If they struggle to answer any of those questions, your site isn’t working as hard as it should.
This test is uncomfortable for many teams, but incredibly effective.
How This Plays Out in a Modern Marketing Environment
Today, websites are rarely the first touchpoint. Users often arrive after:
- Reading an AI-generated summary
- Clicking a paid ad
- Seeing a social post
- Skimming a review
That means the website’s role has shifted. It’s no longer responsible for generating interest, it’s responsible for confirming it.
The first five seconds determine whether that confirmation happens.
If the site creates confusion, doubt, or friction, users don’t explore further. They go back to the search results. Or worse, they go to a competitor.

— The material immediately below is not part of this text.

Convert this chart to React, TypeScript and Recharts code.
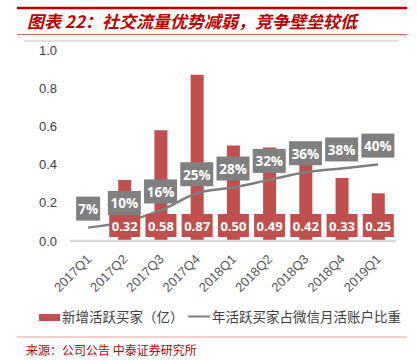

What High-Performing Websites Get Right
Websites that consistently convert don’t rely on tricks or trends. They do the fundamentals exceptionally well:
- Clear value proposition
- Obvious audience alignment
- Immediate credibility
- Strong directional cues
- Minimal distraction
They respect the user’s time. They don’t ask visitors to work to understand the business.
That respect builds trust faster than any animation or clever headline ever could.
Clarity Is the Competitive Advantage
The first five seconds of a website aren’t about impressing users. They’re about removing uncertainty.
When people understand what you do, who it’s for, and what to do next quickly and without friction, they stay. If they don’t understand these things, they leave. It really is that simple.
In a crowded, AI-driven, low-attention marketing environment, clarity is your competitive advantage.